Segundo ele, três estados que canalizaram recursos para o combate à violência, São Paulo, Minas e Rio, apresentaram quedas nas taxas de homicídios em anos recentes. Porém, houve prioridade nas capitais, o que fez com que a violência se deslocasse ou diminuísse menos no interior. “Em São Paulo, os homicídios caíram 65% na capital e, no interior, apenas 27%. No Rio, a partir de 2004, a queda na capital e na região metropolitana foi de 39,8%, mas no interior houve aumento de 33,6%”, explica Waiselfisz.
Os dados mostram cinco tipos básicos de cidades violentas no interior, com uma característica em comum: “Há casos de conivência das forças publicas e locais que se beneficiam da economia da violência, algo que ocorre menos nas capitais e zonas metropolitanas”, diz Waiselfisz. Confira a classificação dos tipos de municípios violentos:
Municípios de zona de fronteira: são usados como porta de entrada de contrabando de armas, drogas e produtos piratas. Um exemplo é Coronel Sapucaia (MS), que faz fronteira com Paraguai e registra 103 assassinatos a cada 100.000 habitantes, o que a torna a quinta cidade mais violenta do país.
Arco do desmatamento amazônico: cidades que vivem do desmatamento ilegal, o que gera pistolagem e violência. Na média dos últimos cinco anos, Tailândia (PA) é o município mais violento do país, com mais de 130 assassinatos a cada 100.000 habitantes.
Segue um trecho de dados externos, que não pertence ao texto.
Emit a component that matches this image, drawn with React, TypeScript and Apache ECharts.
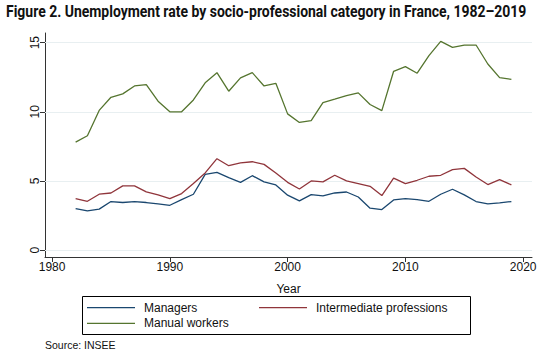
import React, { useEffect, useRef } from "react";
import * as echarts from "echarts";

const years = [
  1982, 1983, 1984, 1985, 1986, 1987, 1988, 1989, 1990, 1991, 1992, 1993, 1994,
  1995, 1996, 1997, 1998, 1999, 2000, 2001, 2002, 2003, 2004, 2005, 2006, 2007,
  2008, 2009, 2010, 2011, 2012, 2013, 2014, 2015, 2016, 2017, 2018, 2019,
];
const managers = [
  3.0, 2.84, 2.96, 3.51, 3.44, 3.51, 3.44, 3.34, 3.24, 3.65, 4.04, 5.48, 5.62,
  5.24, 4.9, 5.38, 4.93, 4.71, 3.97, 3.56, 4.01, 3.92, 4.13, 4.2, 3.84, 3.03,
  2.93, 3.63, 3.72, 3.65, 3.53, 4.04, 4.4, 3.99, 3.51, 3.34, 3.41, 3.51,
];
const intermediate = [
  3.72, 3.53, 4.04, 4.13, 4.64, 4.64, 4.21, 3.99, 3.72, 4.09, 4.81, 5.58, 6.61,
  6.1, 6.3, 6.39, 6.2, 5.58, 4.9, 4.42, 5.0, 4.93, 5.41, 5.0, 4.81, 4.61, 3.94,
  5.21, 4.81, 5.05, 5.34, 5.41, 5.82, 5.91, 5.29, 4.74, 5.1, 4.71,
];
const manual = [
  7.81, 8.27, 10.1, 11.05, 11.3, 11.87, 11.97, 10.77, 10.0, 10.0, 10.86, 12.1,
  12.83, 11.49, 12.45, 12.83, 11.87, 12.06, 9.85, 9.23, 9.37, 10.67, 10.91,
  11.17, 11.37, 10.53, 10.09, 12.93, 13.27, 12.79, 14.06, 15.09, 14.66, 14.83,
  14.83, 13.46, 12.47, 12.35,
];
const xTicks = [1980, 1990, 2000, 2010, 2020];
const yTicks = [0, 5, 10, 15];
const seriesNames = ["Managers", "Intermediate professions", "Manual workers"];
const seriesColors = ["#1a476f", "#90353b", "#55752f"];

const TITLE = "Figure 2. Unemployment rate by socio-professional category in France, 1982\u20132019";
const SOURCE = "Source: INSEE";

export default function App() {
  const ref = useRef<HTMLDivElement>(null);
  useEffect(() => {
    if (!ref.current) return;
    const chart = echarts.init(ref.current, null, { renderer: "svg" });
    const titleFont = "bold 17px Roboto";
    let scaleX = 1;
    try {
      const ctx = document.createElement("canvas").getContext("2d");
      if (ctx) {
        ctx.font = titleFont;
        const w = ctx.measureText(TITLE).width;
        if (w > 0) scaleX = 521 / w;
      }
    } catch (e) {}

    const font = "Liberation Sans, Arial, sans-serif";
    const axisColor = "#333";
    const textColor = "#111";
    const allData = [managers, intermediate, manual];

    const legendCommon = {
      orient: "horizontal",
      padding: 0,
      itemWidth: 48,
      itemHeight: 1.2,
      icon: "rect",
      selectedMode: false,
      textStyle: {
        fontSize: 12,
        fontFamily: font,
        color: textColor,
        padding: [0, 0, 0, 4],
        lineHeight: 14,
      },
    };

    const option: any = {
      animation: false,
      backgroundColor: "#ffffff",
      grid: { left: 45, right: 15, top: 33, bottom: 94, containLabel: false },
      xAxis: {
        type: "value",
        min: 1979.4,
        max: 2020.75,
        name: "Year",
        nameLocation: "middle",
        nameGap: 26,
        nameTextStyle: { fontSize: 12, fontFamily: font, color: textColor },
        axisLine: { show: true, onZero: false, lineStyle: { color: axisColor, width: 1 } },
        axisTick: { show: true, length: 5, customValues: xTicks, lineStyle: { color: axisColor } },
        axisLabel: {
          customValues: xTicks,
          formatter: (v: number) => String(v),
          fontSize: 12,
          fontFamily: font,
          color: textColor,
          margin: 4,
        },
        splitLine: { show: false },
      },
      yAxis: {
        type: "value",
        min: -0.5,
        max: 15.7,
        axisLine: { show: true, onZero: false, lineStyle: { color: axisColor, width: 1 } },
        axisTick: { show: true, length: 5, customValues: yTicks, lineStyle: { color: axisColor } },
        axisLabel: {
          customValues: yTicks,
          formatter: (v: number) => String(v),
          rotate: 90,
          fontSize: 12,
          fontFamily: font,
          color: textColor,
          margin: 4,
        },
        splitLine: { show: false },
      },
      legend: [
        { ...legendCommon, data: [seriesNames[0]], left: 87, top: 300.7 },
        { ...legendCommon, data: [seriesNames[1]], left: 259, top: 300.7 },
        { ...legendCommon, data: [seriesNames[2]], left: 87, top: 316.3 },
      ],
      series: [
        {
          type: "line",
          name: "grid",
          data: [],
          z: 1,
          silent: true,
          markLine: {
            z: 1,
            silent: true,
            symbol: ["none", "none"],
            label: { show: false },
            emphasis: { disabled: true },
            lineStyle: { color: "#e8eff1", width: 1, type: "solid" },
            data: yTicks.map((v) => ({ yAxis: v })),
          },
        },
        ...seriesNames.map((name, k) => ({
          type: "line",
          name,
          z: 3,
          data: years.map((yr, i) => [yr, allData[k][i]]),
          showSymbol: false,
          symbol: "none",
          itemStyle: { color: seriesColors[k] },
          lineStyle: { color: seriesColors[k], width: 1.3 },
        })),
      ],
      graphic: [
        {
          type: "text",
          x: 6,
          y: 12,
          scaleX,
          style: {
            text: TITLE,
            font: titleFont,
            fill: "#111",
            textAlign: "left",
            textVerticalAlign: "middle",
          },
        },
        {
          type: "rect",
          shape: { x: 82.5, y: 296.5, width: 388, height: 38 },
          style: { fill: "none", stroke: "#000", lineWidth: 1 },
          silent: true,
        },
        {
          type: "text",
          x: 45,
          y: 345,
          style: {
            text: SOURCE,
            font: "10.5px Liberation Sans, Arial, sans-serif",
            fill: "#111",
            textAlign: "left",
            textVerticalAlign: "middle",
          },
        },
      ],
    };
    chart.setOption(option);
    return () => chart.dispose();
  }, []);
  return (
    <div
      ref={ref}
      style={{ position: "absolute", left: 0, top: 0, width: 547, height: 351 }}
    />
  );
}
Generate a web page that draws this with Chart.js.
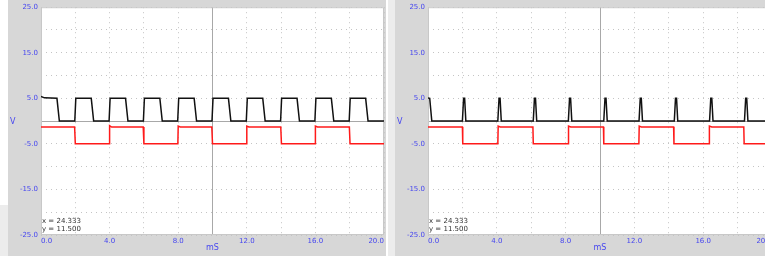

Zona de pistolagem tradicional: típica do Nordeste, onde o coronelismo prevalece. Exemplo clássico é o polígono da maconha, em Pernambuco. A cidade de Belém de São Francisco tem média de 43 assassinatos a cada 100.000 habitantes.
Novos municípios atrativos para investimentos e população: o crescimento de cidades no interior faz com que, muitas vezes, a criminalidade se organize antes do poder público. O polo de agricultura irrigada de Petrolina (PE) é um exemplo. A cidade tem 54,1 homicídios a cada 100.000 habitantes.
Turismo de fim de semana: em São Paulo, os últimos anos marcaram um aumento da violência em cidades litorâneas como Guarujá e Santos, que registram o dobro da média de assassinatos do estado (22,6 a cada 100.000 habitantes). Angra dos Reis (RJ) tem 24,4 a cada 100.000.